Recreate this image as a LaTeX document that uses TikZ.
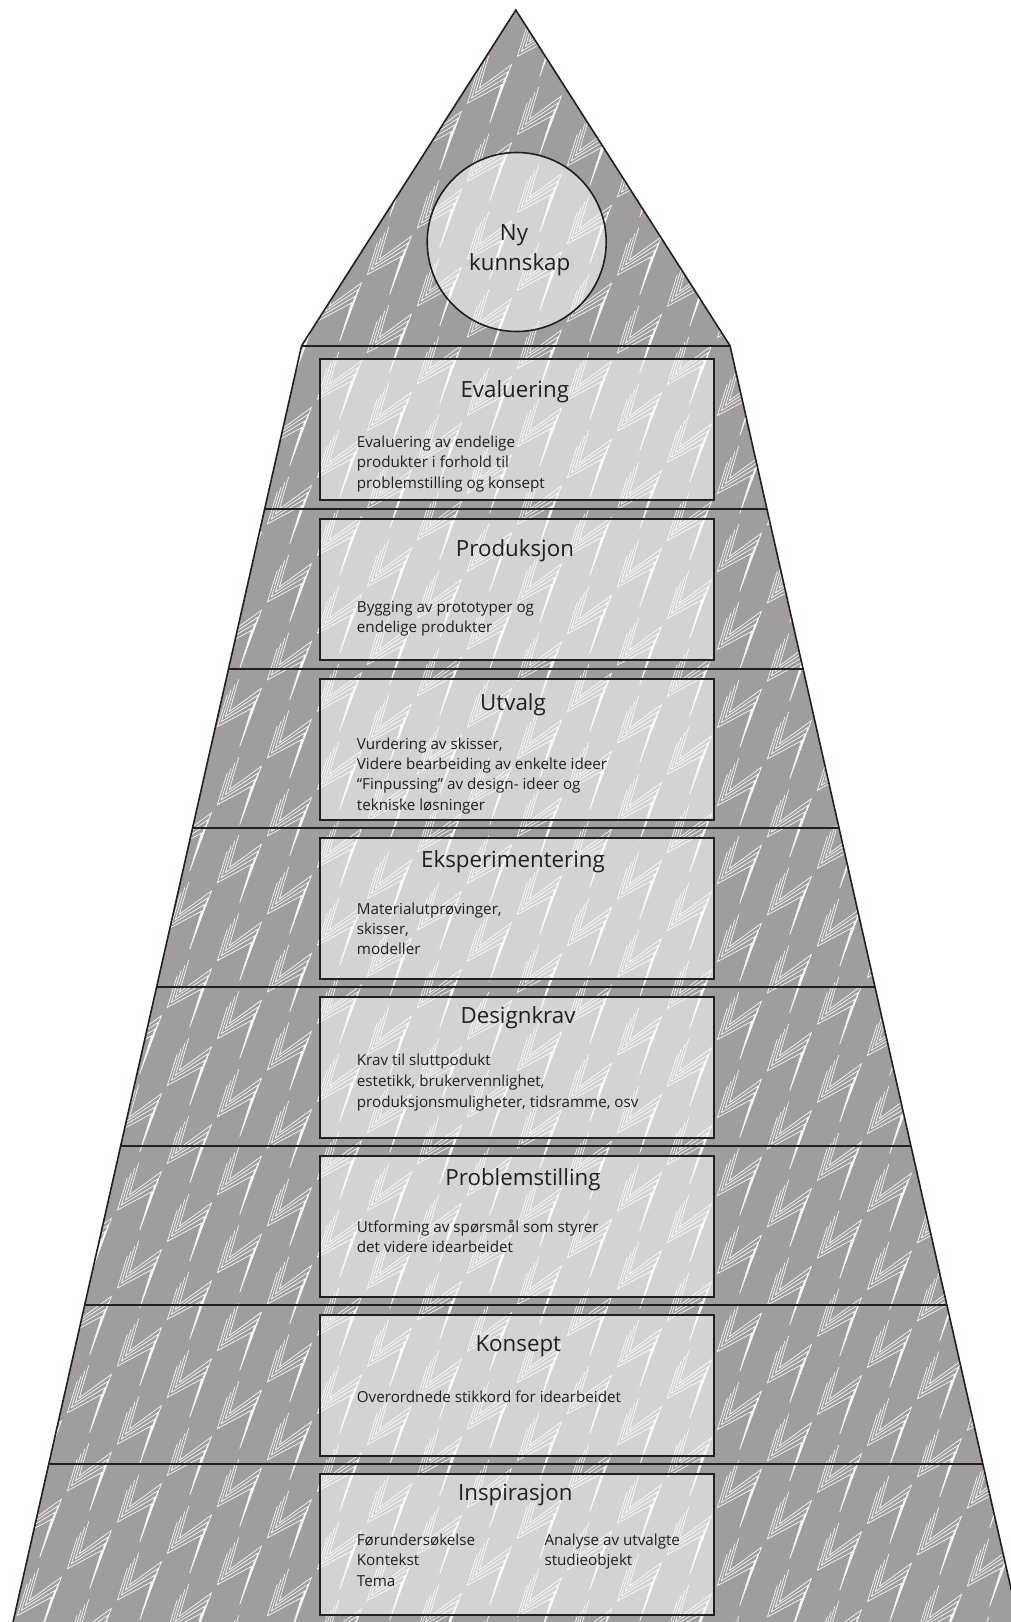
\documentclass[tikz,border=0pt]{standalone}
\usepackage{fontspec}
\setmainfont{Open Sans}
\definecolor{pyrgrey}{RGB}{162,157,157}
\definecolor{inkdark}{RGB}{35,31,32}
\tikzset{
  % one bolt of the background pattern: four shifted zigzags meeting in the tip
  boltmotif/.pic={
    \draw[white, draw opacity=0.9, line width=0.7pt, line join=miter, miter limit=6]
      (-1,-67.3)   -- (-10.3,-35) -- (21.7,-58.3) -- (0,0)
      (-4.8,-62.1) -- (-14.3,-30) -- (18.4,-51.6) -- (0,0)
      (-8.6,-56.9) -- (-18.3,-25) -- (15.1,-44.9) -- (0,0)
      (-12.4,-51.7) -- (-22.3,-20) -- (11.8,-38.2) -- (0,0);
  },
  stagebox/.style={draw=inkdark, line width=2pt, fill=white, fill opacity=0.55,
    minimum width=393.4pt, minimum height=141pt, inner sep=0pt, anchor=north west},
  layerline/.style={draw=inkdark, line width=2pt},
  titletext/.style={text=inkdark, font=\fontsize{22.3}{26}\selectfont, anchor=base, inner sep=0pt},
  bodytext/.style={text=inkdark, font=\fontsize{15.2}{20}\selectfont, anchor=base west, inner sep=0pt},
}
\begin{document}
\begin{tikzpicture}[x=1pt,y=-1pt]
\useasboundingbox (0,0) rectangle (1011,1622);
\clip (0,0) rectangle (1011,1622);

% pyramid body with the bolt pattern
\begin{scope}
  \clip (515.8,10) -- (730,345.7) -- (1024.9,1650) -- (6.7,1650) -- (301.6,345.7) -- cycle;
  \fill[pyrgrey] (-5,-5) rectangle (1030,1660);
  \foreach \a in {-3,...,17}{
    \foreach \b in {-28,...,3}{
      \pgfmathsetmacro{\yy}{1542+31.3*\a+78*\b}
      \ifdim\yy pt>-10pt \ifdim\yy pt<1700pt
        \pic at ({139.7+50*\a},\yy) {boltmotif};
      \fi\fi
    }
  }
  % layer boundaries
  \foreach \ly in {345.7,508.5,668.5,828,987,1146,1305,1464}{
    \draw[layerline] (0,\ly) -- (1011,\ly);
  }
\end{scope}

% stage boxes
\node[stagebox] (evalbox) at (319.3,358.3) {};
\node[stagebox] (prodbox) at (319.3,518.3) {};
\node[stagebox] (utvbox)  at (319.3,678.3) {};
\node[stagebox] (eksbox)  at (319.3,836.7) {};
\node[stagebox] (desbox)  at (319.3,996) {};
\node[stagebox] (probbox) at (319.3,1155) {};
\node[stagebox] (konbox)  at (319.3,1314) {};
\node[stagebox] (inspbox) at (319.3,1472.7) {};

% top circle
\node[circle, draw=inkdark, line width=1.6pt, fill=white, fill opacity=0.55,
      minimum size=179pt, inner sep=0pt] (knowledge) at (516.7,242) {};

% outline of the pyramid
\draw[inkdark, line width=1.6pt, line join=miter]
  (515.8,10) -- (730,345.7) -- (1024.9,1650) -- (6.7,1650) -- (301.6,345.7) -- cycle;

% circle text
\node[titletext] (ny) at (514,240.7) {Ny};
\node[titletext] (kunnskap) at (519.7,270) {kunnskap};

% titles
\node[titletext] (t1) at (514.8,397.3) {Evaluering};
\node[titletext] (t2) at (515,556) {Produksjon};
\node[titletext] (t3) at (513,710) {Utvalg};
\node[titletext] (t4) at (513,867.3) {Eksperimentering};
\node[titletext] (t5) at (518,1023.3) {Designkrav};
\node[titletext] (t6) at (523,1185.7) {Problemstilling};
\node[titletext] (t7) at (518.3,1351) {Konsept};
\node[titletext] (t8) at (515.3,1500.7) {Inspirasjon};

% descriptions
\foreach \t [count=\i from 0] in {Evaluering av endelige, produkter i forhold til, problemstilling og konsept}
  \node[bodytext] (ev\i) at (356.7,{447.3+20.6*\i}) {\t};
\foreach \t [count=\i from 0] in {Bygging av prototyper og, endelige produkter}
  \node[bodytext] (pr\i) at (356.7,{612.3+20*\i}) {\t};
\foreach \t [count=\i from 0] in {{Vurdering av skisser,}, Videre bearbeiding av enkelte ideer, {“Finpussing” av design- ideer og}, tekniske løsninger}
  \node[bodytext] (ut\i) at (356.7,{749.3+20.3*\i}) {\t};
\foreach \t [count=\i from 0] in {{Materialutprøvinger,}, {skisser,}, modeller}
  \node[bodytext] (ek\i) at (356.7,{914+20*\i}) {\t};
\foreach \t [count=\i from 0] in {Krav til sluttpodukt, {estetikk, brukervennlighet,}, {produksjonsmuligheter, tidsramme, osv}}
  \node[bodytext] (de\i) at (356.7,{1065.7+20.7*\i}) {\t};
\foreach \t [count=\i from 0] in {Utforming av spørsmål som styrer, det videre idearbeidet}
  \node[bodytext] (ps\i) at (356.7,{1232.3+20.2*\i}) {\t};
\node[bodytext] (ko0) at (356.7,1402.3) {Overordnede stikkord for idearbeidet};
\foreach \t [count=\i from 0] in {Førundersøkelse, Kontekst, Tema}
  \node[bodytext] (inl\i) at (356.7,{1545+20.5*\i}) {\t};
\foreach \t [count=\i from 0] in {Analyse av utvalgte, studieobjekt}
  \node[bodytext] (inr\i) at (544.3,{1545+20.5*\i}) {\t};
\end{tikzpicture}
\end{document}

(Task goal): Every line of the material is to be quoted exactly, with no pictures carried over.

(Response to the exercise):
Recreate this image as a LaTeX document that uses TikZ.
\documentclass[tikz,border=0pt]{standalone}
\usepackage{fontspec}
\setmainfont{Open Sans}
\definecolor{pyrgrey}{RGB}{162,157,157}
\definecolor{inkdark}{RGB}{35,31,32}
\tikzset{
  % one bolt of the background pattern: four shifted zigzags meeting in the tip
  boltmotif/.pic={
    \draw[white, draw opacity=0.9, line width=0.7pt, line join=miter, miter limit=6]
      (-1,-67.3)   -- (-10.3,-35) -- (21.7,-58.3) -- (0,0)
      (-4.8,-62.1) -- (-14.3,-30) -- (18.4,-51.6) -- (0,0)
      (-8.6,-56.9) -- (-18.3,-25) -- (15.1,-44.9) -- (0,0)
      (-12.4,-51.7) -- (-22.3,-20) -- (11.8,-38.2) -- (0,0);
  },
  stagebox/.style={draw=inkdark, line width=2pt, fill=white, fill opacity=0.55,
    minimum width=393.4pt, minimum height=141pt, inner sep=0pt, anchor=north west},
  layerline/.style={draw=inkdark, line width=2pt},
  titletext/.style={text=inkdark, font=\fontsize{22.3}{26}\selectfont, anchor=base, inner sep=0pt},
  bodytext/.style={text=inkdark, font=\fontsize{15.2}{20}\selectfont, anchor=base west, inner sep=0pt},
}
\begin{document}
\begin{tikzpicture}[x=1pt,y=-1pt]
\useasboundingbox (0,0) rectangle (1011,1622);
\clip (0,0) rectangle (1011,1622);

% pyramid body with the bolt pattern
\begin{scope}
  \clip (515.8,10) -- (730,345.7) -- (1024.9,1650) -- (6.7,1650) -- (301.6,345.7) -- cycle;
  \fill[pyrgrey] (-5,-5) rectangle (1030,1660);
  \foreach \a in {-3,...,17}{
    \foreach \b in {-28,...,3}{
      \pgfmathsetmacro{\yy}{1542+31.3*\a+78*\b}
      \ifdim\yy pt>-10pt \ifdim\yy pt<1700pt
        \pic at ({139.7+50*\a},\yy) {boltmotif};
      \fi\fi
    }
  }
  % layer boundaries
  \foreach \ly in {345.7,508.5,668.5,828,987,1146,1305,1464}{
    \draw[layerline] (0,\ly) -- (1011,\ly);
  }
\end{scope}

% stage boxes
\node[stagebox] (evalbox) at (319.3,358.3) {};
\node[stagebox] (prodbox) at (319.3,518.3) {};
\node[stagebox] (utvbox)  at (319.3,678.3) {};
\node[stagebox] (eksbox)  at (319.3,836.7) {};
\node[stagebox] (desbox)  at (319.3,996) {};
\node[stagebox] (probbox) at (319.3,1155) {};
\node[stagebox] (konbox)  at (319.3,1314) {};
\node[stagebox] (inspbox) at (319.3,1472.7) {};

% top circle
\node[circle, draw=inkdark, line width=1.6pt, fill=white, fill opacity=0.55,
      minimum size=179pt, inner sep=0pt] (knowledge) at (516.7,242) {};

% outline of the pyramid
\draw[inkdark, line width=1.6pt, line join=miter]
  (515.8,10) -- (730,345.7) -- (1024.9,1650) -- (6.7,1650) -- (301.6,345.7) -- cycle;

% circle text
\node[titletext] (ny) at (514,240.7) {Ny};
\node[titletext] (kunnskap) at (519.7,270) {kunnskap};

% titles
\node[titletext] (t1) at (514.8,397.3) {Evaluering};
\node[titletext] (t2) at (515,556) {Produksjon};
\node[titletext] (t3) at (513,710) {Utvalg};
\node[titletext] (t4) at (513,867.3) {Eksperimentering};
\node[titletext] (t5) at (518,1023.3) {Designkrav};
\node[titletext] (t6) at (523,1185.7) {Problemstilling};
\node[titletext] (t7) at (518.3,1351) {Konsept};
\node[titletext] (t8) at (515.3,1500.7) {Inspirasjon};

% descriptions
\foreach \t [count=\i from 0] in {Evaluering av endelige, produkter i forhold til, problemstilling og konsept}
  \node[bodytext] (ev\i) at (356.7,{447.3+20.6*\i}) {\t};
\foreach \t [count=\i from 0] in {Bygging av prototyper og, endelige produkter}
  \node[bodytext] (pr\i) at (356.7,{612.3+20*\i}) {\t};
\foreach \t [count=\i from 0] in {{Vurdering av skisser,}, Videre bearbeiding av enkelte ideer, {“Finpussing” av design- ideer og}, tekniske løsninger}
  \node[bodytext] (ut\i) at (356.7,{749.3+20.3*\i}) {\t};
\foreach \t [count=\i from 0] in {{Materialutprøvinger,}, {skisser,}, modeller}
  \node[bodytext] (ek\i) at (356.7,{914+20*\i}) {\t};
\foreach \t [count=\i from 0] in {Krav til sluttpodukt, {estetikk, brukervennlighet,}, {produksjonsmuligheter, tidsramme, osv}}
  \node[bodytext] (de\i) at (356.7,{1065.7+20.7*\i}) {\t};
\foreach \t [count=\i from 0] in {Utforming av spørsmål som styrer, det videre idearbeidet}
  \node[bodytext] (ps\i) at (356.7,{1232.3+20.2*\i}) {\t};
\node[bodytext] (ko0) at (356.7,1402.3) {Overordnede stikkord for idearbeidet};
\foreach \t [count=\i from 0] in {Førundersøkelse, Kontekst, Tema}
  \node[bodytext] (inl\i) at (356.7,{1545+20.5*\i}) {\t};
\foreach \t [count=\i from 0] in {Analyse av utvalgte, studieobjekt}
  \node[bodytext] (inr\i) at (544.3,{1545+20.5*\i}) {\t};
\end{tikzpicture}
\end{document}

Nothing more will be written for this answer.